立川選手は18周目にピットイン。本山選手は最終コーナーを立ち上がってくる。ミス無くタイヤ交換を終えてコースへ復帰。そして本山選手の前で1コーナーに!!タイヤが温まっていないので翌周の1コーナーで本山選手に抜かれてしまうが、20周目には再び1コーナーで抜き返した。その直後、ちょうどタイヤ交換を終えてコースに復帰したファーマン選手と本山選手が接触してしまい、ファーマン選手がコースアウト。7位まで順位を落としてしまった。フロントウィングが傾いてしまったが、そのまま走行を続けることができた。
トップの脇阪選手は19周目にタイヤ交換を行い、そのままの順位でコースに戻る。20周を終えた順位は、脇阪、立川、本山、クルム、クート、服部、ファーマン、正美、野田、山西。

後半は脇阪選手がファステストを連発し、立川選手に4秒以上の差をつけていく。立川選手はほぼ独走状態で走っていたが、ペースの上がらない本山選手を追い抜いたクルム選手が、じりじりと迫ってきた。クルム選手に追いつかれないことを祈りながら、2位チェッカーを近くで見るためにパドックへ移動し、残り5周をピット上から見守る。
ピットからは、時折ガッツポーズなどを出しながら、無線で指示を出す近藤監督の姿が見える。

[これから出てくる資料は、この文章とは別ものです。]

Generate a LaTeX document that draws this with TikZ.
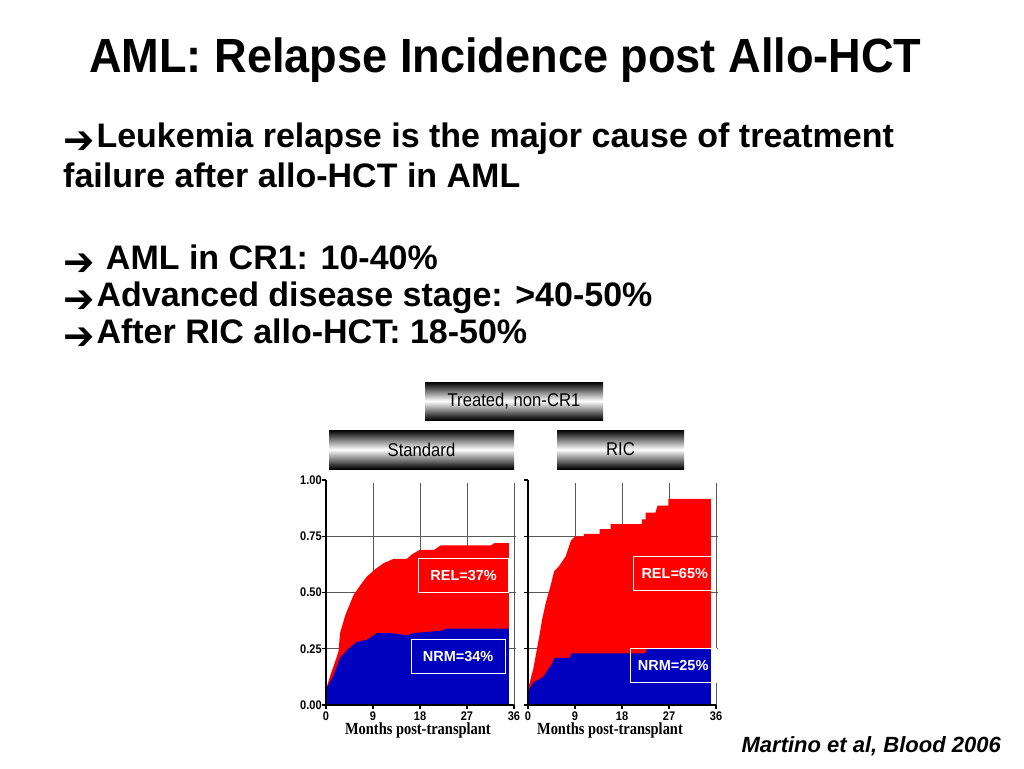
\documentclass[tikz,border=0pt]{standalone}
\usepackage{fontspec}
\setmainfont{Liberation Sans}
\newfontfamily\headfont[FakeStretch=0.94]{Liberation Sans}
\newfontfamily\bannerfont[FakeStretch=0.9]{Liberation Sans}
\newfontfamily\tickfont[FakeStretch=0.88]{Liberation Sans}
\newfontfamily\arrowfont{DejaVu Sans}
\newfontfamily\axisfont[FakeStretch=0.85]{Liberation Serif}
\newcommand{\rarr}{\raisebox{-6pt}{\scalebox{1.1}[1.15]{\arrowfont ➔}}\hspace{2pt}}

\tikzstyle{headline} = [anchor=base west, inner sep=0pt, font=\headfont\bfseries\fontsize{48}{52}\selectfont]
\tikzstyle{bullet} = [anchor=base west, inner sep=0pt, font=\bfseries\fontsize{34}{38}\selectfont]
\tikzstyle{source} = [anchor=base east, inner sep=0pt, font=\bfseries\itshape\fontsize{22}{24}\selectfont]
\tikzstyle{banner} = [rectangle, text centered, inner sep=0pt, top color=black, bottom color=black, middle color=white, font=\bannerfont\fontsize{18.5}{20}\selectfont]
\tikzstyle{gridline} = [black!65, line width=0.8pt]
\tikzstyle{axis} = [black, line width=1.2pt]
\tikzstyle{rel} = [fill=red]
\tikzstyle{nrm} = [fill=blue!75!black]
\tikzstyle{pctbox} = [rectangle, draw=white, line width=0.6pt, text=white, inner sep=0pt, minimum height=34pt, font=\bfseries\fontsize{14.5}{16}\selectfont]
\tikzstyle{ticklabel} = [inner sep=0pt, font=\tickfont\bfseries\fontsize{12.5}{13}\selectfont]
\tikzstyle{axistitle} = [anchor=base, inner sep=0pt, font=\axisfont\bfseries\fontsize{17}{18}\selectfont]

\begin{document}
\begin{tikzpicture}[x=1pt, y=-1pt]

\useasboundingbox (0,0) rectangle (1024,768);

% text of the slide
\node (head) [headline] at (89,72) {AML: Relapse Incidence post Allo-HCT};
\node (b1) [bullet] at (63,147) {\rarr Leukemia relapse is the major cause of treatment};
\node (b1b) [bullet] at (63,187) {failure after allo-HCT in AML};
\node (b2) [bullet] at (63,269) {\rarr\ AML in CR1: 10-40\%};
\node (b3) [bullet] at (63,306) {\rarr Advanced disease stage: >40-50\%};
\node (b4) [bullet] at (63,343) {\rarr After RIC allo-HCT: 18-50\%};
\node (src) [source] at (1001,752) {Martino et al, Blood 2006};

% banners
\node (noncr) [banner, minimum width=178pt, minimum height=38pt] at (514,401) {Treated, non-CR1};
\node (std) [banner, minimum width=185pt, minimum height=39pt] at (421.5,449.5) {Standard};
\node (ric) [banner, minimum width=127pt, minimum height=39pt] at (620.5,449.5) {RIC};

% standard conditioning
\begin{scope}[shift={(326,705)}, x=5.222pt, y=225pt]
\foreach \m in {9,18,27,36}
  \draw [gridline] (\m,0) -- (\m,0.985);
\foreach \p in {0.25,0.5,0.75}
  \draw [gridline] (0,\p) -- (36.3,\p);
\fill [rel] (0,0) -- (0,0.07) -- (0.8,0.13) -- (2,0.21) -- (2.4,0.24) -- (2.7,0.32) -- (3.7,0.40)
  -- (5.3,0.49) -- (6.5,0.53) -- (7.8,0.57) -- (9.5,0.605) -- (11,0.63) -- (13,0.65) -- (15.5,0.65)
  -- (16.5,0.67) -- (18,0.69) -- (20.7,0.69) -- (22,0.71) -- (31.6,0.71) -- (32.3,0.72) -- (35,0.72) -- (35,0) -- cycle;
\fill [nrm] (0,0) -- (0,0.07) -- (1.4,0.13) -- (2.7,0.21) -- (4.3,0.25) -- (5.9,0.28) -- (7.8,0.29)
  -- (9.8,0.32) -- (12.3,0.32) -- (15.5,0.31) -- (16.8,0.32) -- (22,0.33) -- (23.3,0.34) -- (35,0.34) -- (35,0) -- cycle;
\draw [axis] (0,1) -- (0,0) -- (36,0);
\foreach \p in {0.00,0.25,0.50,0.75,1.00} {
  \draw [axis] (-0.8,\p) -- (0,\p);
  \node [ticklabel, anchor=east] at (-0.8,\p) {\p};
}
\foreach \m in {0,9,18,27,36} {
  \draw [axis] (\m,0) -- (\m,-0.018);
  \node [ticklabel, anchor=base] at (\m,-0.068) {\m};
}
\node (stdrel) [pctbox, minimum width=90pt] at (26.35,0.575) {REL=37\%};
\node (stdnrm) [pctbox, minimum width=94pt] at (25.3,0.215) {NRM=34\%};
\node (stdx) [axistitle] at (17.6,-0.133) {Months post-transplant};
\end{scope}

% reduced intensity conditioning
\begin{scope}[shift={(528,705)}, x=5.222pt, y=225pt]
\foreach \m in {9,18,27,36}
  \draw [gridline] (\m,0) -- (\m,0.985);
\foreach \p in {0.25,0.5,0.75}
  \draw [gridline] (0,\p) -- (36.3,\p);
\fill [rel] (0,0) -- (0,0.07) -- (1,0.16) -- (2.2,0.31) -- (2.7,0.38) -- (3.4,0.454) -- (4.3,0.528)
  -- (5,0.594) -- (5.9,0.616) -- (7.2,0.66) -- (8.2,0.73) -- (9,0.75) -- (10.7,0.75) -- (10.7,0.761)
  -- (13.7,0.761) -- (13.7,0.782) -- (15.8,0.782) -- (15.8,0.804) -- (21.8,0.804) -- (21.8,0.825)
  -- (22.5,0.825) -- (22.5,0.855) -- (24.4,0.855) -- (24.8,0.886) -- (26.9,0.886) -- (26.9,0.916)
  -- (35,0.916) -- (35,0) -- cycle;
\fill [nrm] (0,0) -- (0,0.06) -- (1,0.10) -- (2.9,0.125) -- (4.5,0.18) -- (5.1,0.21) -- (8,0.21)
  -- (8.3,0.23) -- (22.5,0.23) -- (22.8,0.25) -- (35,0.25) -- (35,0) -- cycle;
\draw [axis] (0,1) -- (0,0) -- (36,0);
\foreach \p in {0,0.25,0.5,0.75,1}
  \draw [axis] (-0.8,\p) -- (0,\p);
\foreach \m in {0,9,18,27,36} {
  \draw [axis] (\m,0) -- (\m,-0.018);
  \node [ticklabel, anchor=base] at (\m,-0.068) {\m};
}
\node (ricrel) [pctbox, minimum width=82pt] at (28.1,0.585) {REL=65\%};
\node (ricnrm) [pctbox, minimum width=86pt] at (27.8,0.175) {NRM=25\%};
\node (ricx) [axistitle] at (15.7,-0.133) {Months post-transplant};
\end{scope}

\end{tikzpicture}
\end{document}
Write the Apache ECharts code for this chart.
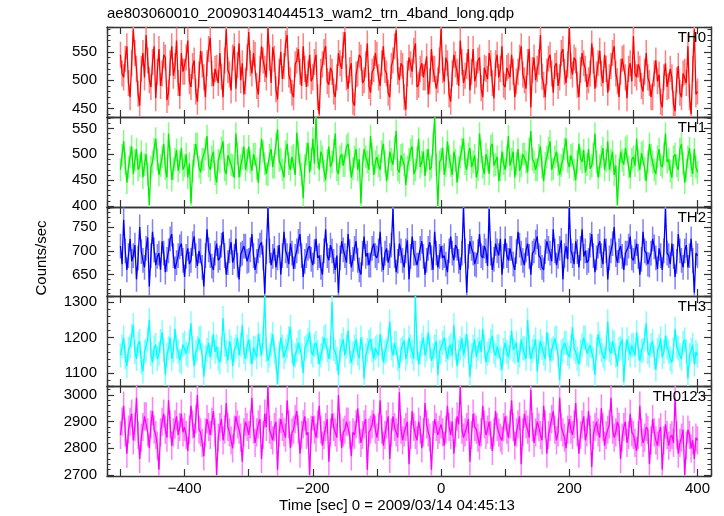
<!DOCTYPE html>
<html><head><meta charset="utf-8">
<script src="https://cdn.jsdelivr.net/npm/echarts@6/dist/echarts.min.js"></script>
<style>html,body{margin:0;padding:0;background:#fff}#c{width:724px;height:516px}</style>
</head><body><div id="c"></div>
<script>
const chartTitle = 'ae803060010_20090314044513_wam2_trn_4band_long.qdp';
const xAxisTitle = 'Time [sec] 0 = 2009/03/14 04:45:13';
const yAxisTitle = 'Counts/sec';
const panelNames = ['TH0', 'TH1', 'TH2', 'TH3', 'TH0123'];
const tStart = -500, tStep = 2.5;
const xTickLabels = [-400, -200, 0, 200, 400];

const th0 = [
545,512,505,538,560,495,470,530,590,548,520,476,455,520,548,505,580,535,500,488,532,560,468,515,555,490,512,545,540,465,478,530,560,508,525,570,495,472,548,515,
515,540,570,498,488,525,535,480,462,510,552,528,505,470,530,555,575,512,490,520,522,495,548,506,470,535,590,518,510,482,540,560,485,527,565,500,530,475,498,540,
585,530,512,548,545,490,475,520,560,535,520,505,592,540,495,558,538,484,466,515,550,502,525,565,580,510,500,478,470,528,535,555,515,490,560,520,488,512,545,498,
505,532,545,470,440,515,528,550,560,498,492,522,515,480,470,505,548,530,520,562,585,505,485,518,530,462,455,510,512,545,540,495,500,528,565,490,478,515,520,548,
545,505,490,530,560,518,512,478,470,525,535,560,588,515,500,530,525,470,448,512,540,528,515,552,565,488,492,520,530,505,505,542,475,498,555,520,520,485,500,535,
590,518,498,540,530,475,462,512,545,528,515,490,570,532,495,508,525,555,482,515,555,498,510,535,540,486,470,522,520,502,548,530,495,468,530,545,505,520,560,492,
488,522,525,505,545,515,470,498,515,540,560,510,500,485,532,555,452,518,540,500,520,532,580,506,492,470,515,538,545,512,478,525,530,490,505,548,555,515,495,528,
592,525,510,540,535,492,470,518,548,530,520,488,500,512,565,535,485,510,530,552,512,495,545,520,478,505,525,548,560,512,498,470,515,538,540,505,468,520,530,498,
578,512,505,528,520,490,480,515,548,505,495,470,470,512,535,498,510,462,452,505,530,488,490,520,505,458,445,500,525,478,470,512,515,495,560,470,440,520,590,475,
480];
const th1 = [
470,498,525,482,445,475,495,515,462,488,510,470,478,505,455,480,500,462,402,475,485,510,530,490,460,478,495,520,472,455,540,495,450,472,490,508,468,485,512,470,
478,500,455,482,405,468,498,520,520,475,465,490,490,510,535,478,470,495,505,462,445,488,485,512,525,470,462,498,500,480,478,455,540,502,455,478,492,515,470,488,
515,485,468,500,500,472,445,490,530,505,482,462,460,498,510,475,475,520,548,488,490,470,455,505,520,482,470,495,498,460,542,505,480,462,415,478,500,522,465,490,
530,482,572,495,470,505,495,468,450,488,515,475,485,508,540,470,462,495,500,478,478,515,520,488,455,472,495,510,470,490,405,478,510,495,485,470,535,500,460,485,
495,478,470,505,520,485,448,472,505,490,480,512,545,470,465,498,500,480,440,475,490,508,515,462,470,492,530,475,485,505,458,488,510,470,475,520,572,480,400,485,
490,512,460,478,525,495,478,460,505,488,445,475,495,510,530,482,470,500,512,475,485,498,455,470,540,505,475,462,500,488,462,515,520,478,480,495,448,470,505,482,
470,495,535,478,490,505,455,482,510,468,478,500,500,485,465,510,545,490,485,470,470,498,515,475,448,482,495,512,525,470,472,495,505,480,460,478,490,510,530,486,
475,498,500,470,450,485,520,492,485,508,465,480,510,472,478,500,540,485,455,478,495,512,470,488,525,470,488,505,460,478,402,470,505,488,480,512,515,475,455,490,
495,478,530,488,470,502,505,472,448,485,520,498,485,470,462,495,510,480,475,500,540,485,490,468,455,495,500,478,470,510,520,482,445,470,495,512,478,462,510,475,
465];
const th2 = [
710,672,765,700,660,690,725,678,690,712,640,685,750,698,680,665,705,728,625,690,740,702,670,688,695,660,720,695,655,682,700,725,735,690,662,675,690,708,715,680,
645,688,705,672,680,715,730,690,668,700,700,665,625,690,745,702,690,668,660,695,715,680,685,712,740,690,650,675,700,718,675,688,725,670,640,692,695,710,710,678,
680,702,735,690,660,678,700,712,718,685,610,698,790,700,670,688,705,665,685,712,650,690,740,700,690,672,715,695,662,688,700,720,735,690,645,678,690,705,710,682,
670,698,725,685,690,665,650,700,745,690,680,712,700,678,660,690,612,685,720,702,690,675,735,698,665,682,705,720,680,660,650,695,730,688,695,670,670,705,715,690,
685,700,740,682,660,695,705,675,690,712,788,690,655,678,715,700,680,665,700,722,640,688,730,695,695,670,670,705,720,688,650,680,705,718,685,660,740,695,665,688,
710,685,690,672,655,700,730,695,680,712,705,678,660,695,790,700,612,688,720,705,695,672,670,698,735,690,685,710,700,668,788,695,660,682,715,700,690,725,650,688,
725,690,680,705,705,672,660,698,740,712,695,680,670,702,715,688,650,695,700,718,730,690,685,665,660,698,720,705,695,678,745,700,670,688,705,722,640,690,710,682,
790,700,690,672,720,698,665,705,745,688,700,675,680,712,735,690,655,685,710,720,690,672,725,700,640,685,700,715,750,692,675,700,710,688,660,695,695,710,730,685,
680,698,715,688,650,682,740,700,695,672,670,695,725,708,685,662,705,690,660,700,788,695,690,672,715,688,645,678,735,700,680,665,700,712,665,690,725,680,612,695,
690];
const th3 = [
1150,1175,1200,1145,1120,1168,1175,1205,1235,1160,1140,1182,1190,1130,1105,1160,1165,1195,1250,1155,1130,1172,1180,1140,1155,1190,1215,1165,1095,1150,1170,1200,1140,1162,1225,1175,1160,1135,1130,1180,
1185,1155,1150,1190,1240,1170,1120,1160,1170,1198,1200,1150,1090,1145,1165,1185,1145,1172,1210,1160,1175,1140,1130,1168,1255,1180,1160,1135,1190,1172,1120,1165,1175,1200,1150,1180,1235,1160,1140,1175,
1195,1160,1125,1172,1170,1145,1210,1180,1150,1200,1317,1165,1135,1150,1180,1210,1160,1140,1070,1155,1200,1175,1145,1162,1175,1198,1230,1160,1120,1150,1165,1185,1190,1150,1100,1170,1175,1192,1215,1160,
1150,1178,1185,1160,1125,1150,1170,1200,1205,1165,1140,1172,1300,1168,1160,1140,1095,1162,1180,1195,1150,1175,1220,1160,1130,1155,1175,1195,1155,1142,1200,1168,1085,1150,1165,1188,1195,1165,1140,1170,
1175,1150,1210,1172,1130,1160,1165,1195,1245,1170,1150,1185,1185,1140,1115,1165,1170,1192,1140,1158,1200,1175,1160,1140,1317,1170,1125,1158,1180,1200,1150,1168,1215,1175,1135,1150,1175,1190,1095,1160,
1160,1185,1200,1165,1140,1172,1180,1150,1235,1170,1120,1160,1170,1198,1150,1175,1210,1160,1090,1150,1175,1195,1145,1168,1190,1160,1225,1175,1130,1155,1165,1190,1205,1160,1150,1175,1175,1140,1110,1165,
1185,1160,1145,1172,1220,1165,1160,1185,1130,1150,1195,1170,1170,1140,1250,1175,1140,1162,1175,1195,1105,1160,1190,1172,1155,1140,1215,1180,1135,1165,1170,1198,1200,1150,1080,1160,1165,1185,1185,1155,
1145,1175,1230,1168,1160,1140,1125,1162,1180,1200,1200,1155,1150,1178,1175,1140,1095,1168,1210,1185,1165,1150,1140,1172,1245,1165,1155,1190,1185,1150,1120,1168,1170,1195,1075,1155,1195,1170,1150,1178,
1180,1150,1215,1170,1135,1162,1165,1195,1240,1160,1150,1178,1190,1145,1110,1165,1175,1198,1145,1160,1205,1172,1160,1140,1130,1168,1225,1175,1170,1150,1140,1185,1195,1160,1085,1150,1165,1180,1125,1160,
1150];
const th0123 = [
2850,2900,2960,2860,2780,2870,2900,2930,2830,2880,2990,2850,2760,2840,2880,2920,2920,2860,2800,2890,2940,2870,2850,2810,2720,2860,2900,2930,2870,2840,2980,2890,2810,2860,2890,2920,2850,2880,2930,2860,
2880,2850,2790,2870,2960,2890,2840,2910,3000,2870,2860,2820,2770,2860,2910,2880,2850,2900,2940,2860,2700,2840,2880,2910,2830,2870,2970,2880,2860,2830,2800,2870,2920,2890,2870,2840,2750,2860,2900,2880,
2850,2890,2990,2870,2820,2860,2890,2910,2760,2850,2930,2880,3030,2870,2850,2830,2880,2900,2720,2860,2910,2880,2860,2840,2980,2890,2800,2860,2870,2910,2940,2870,2780,2850,2890,2920,2850,2860,2700,2870,
2920,2870,2840,2890,2960,2870,2810,2850,2880,2910,2750,2860,2930,2880,2860,2840,3000,2880,2800,2860,2870,2900,2900,2850,2770,2860,2850,2890,2950,2870,2820,2850,2890,2910,2720,2860,2870,2890,2930,2870,
2840,2880,2980,2870,2810,2850,2890,2920,2760,2860,2920,2880,2860,2840,3010,2870,2830,2860,2880,2900,2740,2850,2940,2880,2850,2830,2900,2870,2800,2860,2970,2890,2860,2840,2720,2850,2910,2880,2850,2870,
2890,2860,2810,2870,2960,2880,2850,2900,2780,2860,2920,2890,3030,2870,2840,2860,2880,2910,2750,2850,2930,2880,2870,2840,2810,2860,2960,2890,2850,2870,2900,2850,2790,2860,2940,2880,2860,2840,2830,2880,
2920,2870,2840,2890,2980,2880,2810,2860,2890,2920,2740,2860,2930,2890,2870,2840,3020,2880,2820,2860,2900,2880,2850,2830,2960,2890,2780,2850,2880,2910,2940,2870,2830,2860,2990,2880,2860,2840,2800,2870,
2910,2870,2850,2890,2970,2860,2780,2850,2890,2920,2830,2860,2940,2870,2730,2850,2880,2900,2860,2840,2950,2880,2810,2850,2870,2890,2990,2870,2840,2860,2900,2880,2760,2840,2880,2900,2820,2850,2930,2860,
2850,2820,2790,2850,2960,2860,2820,2840,2880,2870,2740,2830,2910,2860,2830,2810,2860,2880,2720,2830,2890,2850,2810,2840,2850,2820,2990,2850,2780,2820,2840,2870,2700,2810,2870,2850,2800,2830,2760,2840,
2830];
const errBar = [23, 22, 26, 34, 53];

const panelData = [th0, th1, th2, th3, th0123];
const yMin = [435, 398, 605, 1064, 2696];
const yMax = [594, 572, 792, 1317, 3034];
const yLabelStep = [50, 50, 50, 100, 100];
const lineColors = ['#ff0000', '#00ee00', '#0000ff', '#00ffff', '#ff00ff'];
const barColors = ['#ff8080', '#80ff80', '#8080ff', '#80ffff', '#ff80ff'];

const FONT = '"Liberation Sans", Arial, Helvetica, sans-serif';
const gridTops = [27, 117, 207, 296, 386];
const gridHeights = [90, 90, 89, 90, 90];
const axisColor = '#333';
const xMin = -521, xMax = 421;
const minus = v => String(v).replace('-', '\u2212');

const grids = [], xAxes = [], yAxes = [], series = [];
for (let k = 0; k < 5; k++) {
  grids.push({left: 107, width: 604, top: gridTops[k], height: gridHeights[k]});
  const lineStyle = {color: axisColor, width: 1.4};
  const tickStyle = {color: axisColor, width: 1.2};
  ['bottom', 'top'].forEach(pos => {
    xAxes.push({
      gridIndex: k, type: 'value', position: pos, min: xMin, max: xMax, splitNumber: 9,
      axisLine: {show: true, onZero: false, lineStyle},
      axisTick: {show: true, inside: true, length: 7, lineStyle: tickStyle},
      minorTick: {show: false},
      splitLine: {show: false},
      axisLabel: {
        show: pos === 'bottom' && k === 4, margin: 5, color: '#000', fontSize: 15, fontFamily: FONT,
        formatter: v => xTickLabels.indexOf(v) >= 0 ? minus(v) : ''
      }
    });
  });
  ['left', 'right'].forEach(pos => {
    yAxes.push({
      gridIndex: k, type: 'value', position: pos, min: yMin[k], max: yMax[k], splitNumber: 3,
      axisLine: {show: true, onZero: false, lineStyle},
      axisTick: {show: true, inside: true, length: 7, lineStyle: tickStyle},
      minorTick: {show: true, splitNumber: 5, length: 3.5, lineStyle: {color: axisColor, width: 1}},
      splitLine: {show: false},
      axisLabel: {
        show: pos === 'left', margin: 10, color: '#000', fontSize: 15, fontFamily: FONT,
        formatter: v => (v % yLabelStep[k] === 0) ? String(v) : ''
      }
    });
  });
  const pts = panelData[k].map((v, i) => [tStart + i * tStep, v]);
  const err = errBar[k], lo = yMin[k], hi = yMax[k];
  const bars = [];
  pts.forEach(p => {
    bars.push([p[0], Math.max(lo, p[1] - err)]);
    bars.push([p[0], Math.min(hi, p[1] + err)]);
    bars.push([p[0], '-']);
  });
  series.push({
    type: 'line', xAxisIndex: 2 * k, yAxisIndex: 2 * k, data: bars, showSymbol: false, symbol: 'none',
    connectNulls: false, lineStyle: {color: barColors[k], width: 1.5}, silent: true, clip: true, z: 1
  });
  series.push({
    type: 'line', xAxisIndex: 2 * k, yAxisIndex: 2 * k, data: pts, showSymbol: false, symbol: 'none',
    lineStyle: {color: lineColors[k], width: 1.3}, silent: true, clip: true, z: 2
  });
}

const graphics = [
  {type: 'text', left: 107, top: 6, style: {text: chartTitle, font: '15px ' + FONT, fill: '#000'}},
  {type: 'text', x: 397, y: 506, style: {text: xAxisTitle, font: '15px ' + FONT, fill: '#000', align: 'center', verticalAlign: 'middle'}},
  {type: 'text', x: 42, y: 258, rotation: Math.PI / 2, style: {text: yAxisTitle, font: '15px ' + FONT, fill: '#000', align: 'center', verticalAlign: 'middle'}}
];
panelNames.forEach((n, k) => {
  graphics.push({type: 'text', x: 706, y: gridTops[k] + 11, z: 100,
    style: {text: n, font: '15px ' + FONT, fill: '#000', align: 'right', verticalAlign: 'middle'}});
});

const chart = echarts.init(document.getElementById('c'), null, {renderer: 'canvas'});
chart.setOption({
  animation: false, backgroundColor: '#fff',
  grid: grids, xAxis: xAxes, yAxis: yAxes, series, graphic: graphics
});
</script></body></html>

クルム選手は猛烈な勢いで立川選手との差を詰めていたが、周回数を考えると立川選手に追いつくのは難しいようだ。あとは前を見てチェッカーを受けるだけ・・・。あと3周・・・あと2周・・・ファイナルラップ・・・そして2位でチェッカー!立川選手は文句なしの走りで2度目の表彰台に立つことができた。

もてぎの2位のあとは惜しいレースが続き、立川選手もチームも待ち望んでいた表彰台。監督からもプレッシャーをかけられ、今回のレースは相当の意気込みで走っていたに違いない。チームが一丸となって勝ち取った準優勝は、次戦に繋がる大きな自信となったであろう。近藤監督が表彰台の真ん中に立つ日も、そう遠くはないはずだ。